*Records for processing*
________________

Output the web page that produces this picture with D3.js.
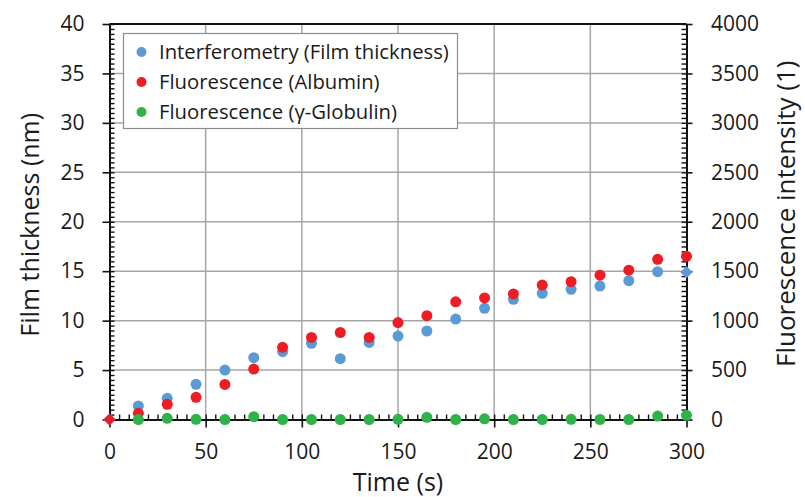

________________

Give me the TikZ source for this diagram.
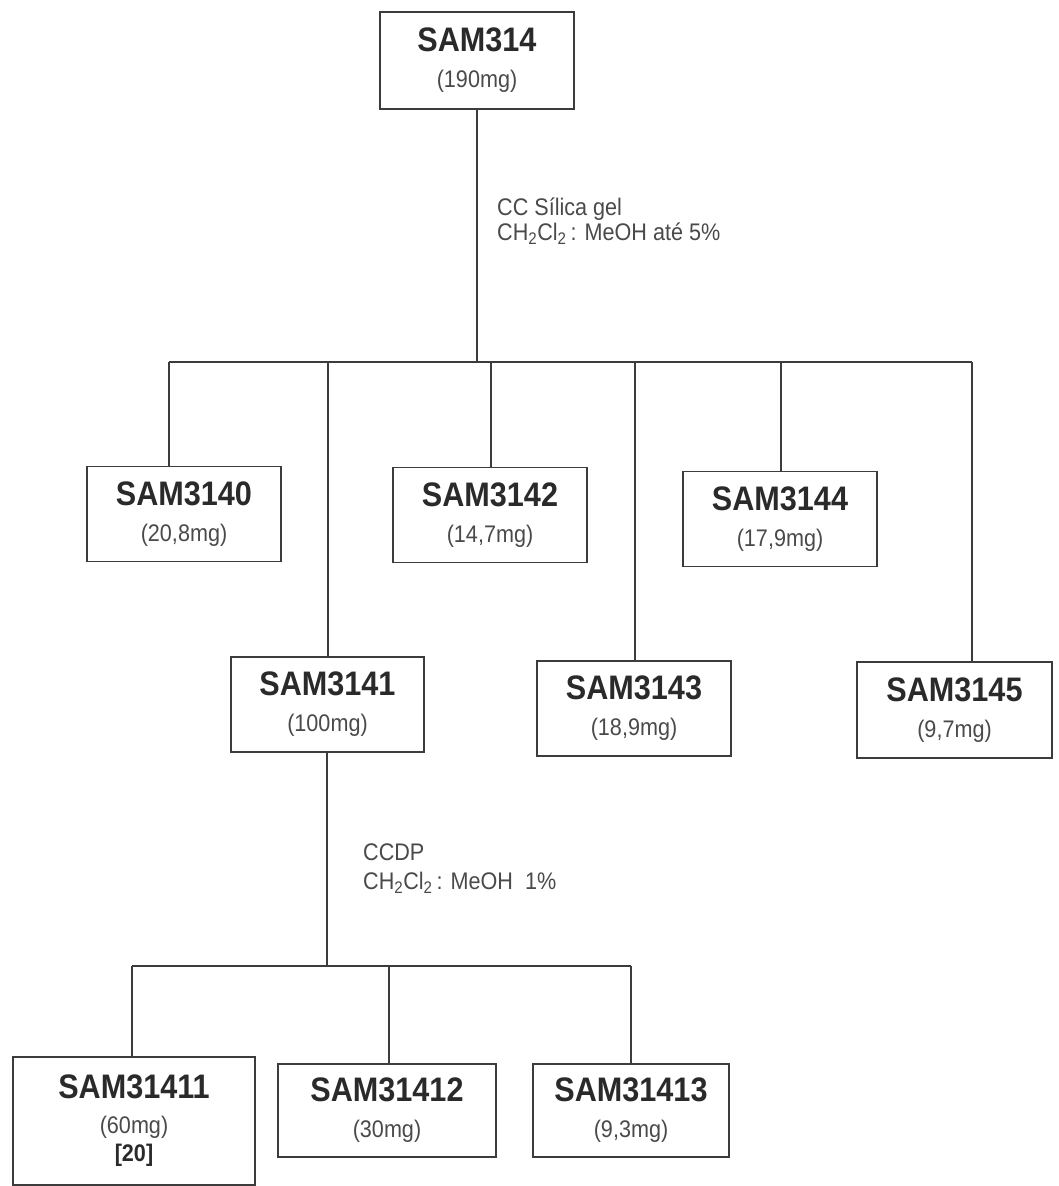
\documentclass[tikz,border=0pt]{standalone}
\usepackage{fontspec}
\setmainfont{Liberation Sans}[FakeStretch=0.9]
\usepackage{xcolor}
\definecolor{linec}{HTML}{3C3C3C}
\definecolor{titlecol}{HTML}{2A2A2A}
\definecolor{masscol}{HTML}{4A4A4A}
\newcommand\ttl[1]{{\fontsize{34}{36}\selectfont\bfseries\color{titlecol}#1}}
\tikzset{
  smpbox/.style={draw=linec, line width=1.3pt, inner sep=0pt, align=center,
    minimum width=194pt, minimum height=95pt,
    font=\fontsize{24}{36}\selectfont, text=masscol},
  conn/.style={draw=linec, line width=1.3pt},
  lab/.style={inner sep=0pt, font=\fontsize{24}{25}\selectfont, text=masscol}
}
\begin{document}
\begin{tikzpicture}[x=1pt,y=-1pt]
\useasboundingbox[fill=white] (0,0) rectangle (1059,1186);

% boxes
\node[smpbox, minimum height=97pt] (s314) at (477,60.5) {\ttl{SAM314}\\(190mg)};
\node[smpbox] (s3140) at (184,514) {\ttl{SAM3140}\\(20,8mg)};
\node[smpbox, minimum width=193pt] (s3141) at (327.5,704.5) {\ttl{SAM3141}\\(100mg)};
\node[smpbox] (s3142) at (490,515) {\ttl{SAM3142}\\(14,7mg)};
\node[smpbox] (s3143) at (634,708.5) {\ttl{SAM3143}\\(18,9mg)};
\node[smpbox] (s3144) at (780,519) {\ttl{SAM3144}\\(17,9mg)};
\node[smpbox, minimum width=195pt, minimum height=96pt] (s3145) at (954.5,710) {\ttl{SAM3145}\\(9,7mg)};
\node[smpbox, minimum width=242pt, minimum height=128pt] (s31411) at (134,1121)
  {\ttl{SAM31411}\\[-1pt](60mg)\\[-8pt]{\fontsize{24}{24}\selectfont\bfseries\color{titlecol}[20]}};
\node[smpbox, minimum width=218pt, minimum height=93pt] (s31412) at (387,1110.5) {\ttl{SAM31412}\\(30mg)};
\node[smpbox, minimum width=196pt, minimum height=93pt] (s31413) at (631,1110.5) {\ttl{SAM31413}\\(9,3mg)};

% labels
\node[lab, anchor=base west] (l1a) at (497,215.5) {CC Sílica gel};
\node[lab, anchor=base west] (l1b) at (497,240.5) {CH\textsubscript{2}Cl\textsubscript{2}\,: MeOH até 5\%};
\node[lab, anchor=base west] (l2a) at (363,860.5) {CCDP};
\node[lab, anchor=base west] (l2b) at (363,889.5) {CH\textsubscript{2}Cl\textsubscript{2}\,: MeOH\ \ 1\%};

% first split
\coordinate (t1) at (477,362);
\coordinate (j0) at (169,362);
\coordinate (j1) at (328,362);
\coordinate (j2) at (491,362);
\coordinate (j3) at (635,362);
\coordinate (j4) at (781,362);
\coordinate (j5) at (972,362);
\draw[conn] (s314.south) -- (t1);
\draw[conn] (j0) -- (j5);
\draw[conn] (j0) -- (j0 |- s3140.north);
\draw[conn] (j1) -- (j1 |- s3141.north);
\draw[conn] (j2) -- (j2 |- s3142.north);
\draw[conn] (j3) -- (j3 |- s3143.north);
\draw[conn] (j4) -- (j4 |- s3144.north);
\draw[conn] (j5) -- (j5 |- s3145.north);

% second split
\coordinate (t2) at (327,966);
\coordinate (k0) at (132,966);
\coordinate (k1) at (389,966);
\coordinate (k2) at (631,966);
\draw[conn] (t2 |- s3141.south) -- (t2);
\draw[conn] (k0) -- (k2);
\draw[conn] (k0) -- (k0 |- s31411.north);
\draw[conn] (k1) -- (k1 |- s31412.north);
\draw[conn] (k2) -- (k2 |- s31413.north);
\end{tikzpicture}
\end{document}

________________

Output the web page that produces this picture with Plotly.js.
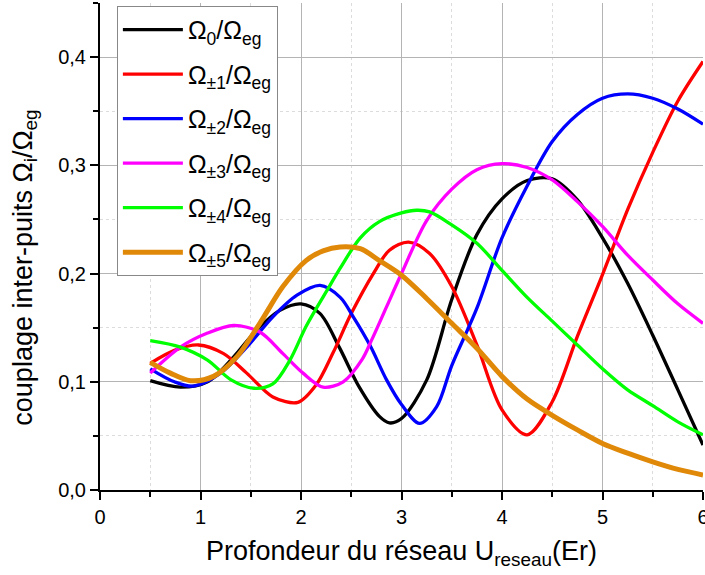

________________

*The problem*
Filter the records above for "this" and copy every matching line.

*Expected answer*
Output the web page that produces this picture with D3.js.
Give me the TikZ source for this diagram.
Output the web page that produces this picture with Plotly.js.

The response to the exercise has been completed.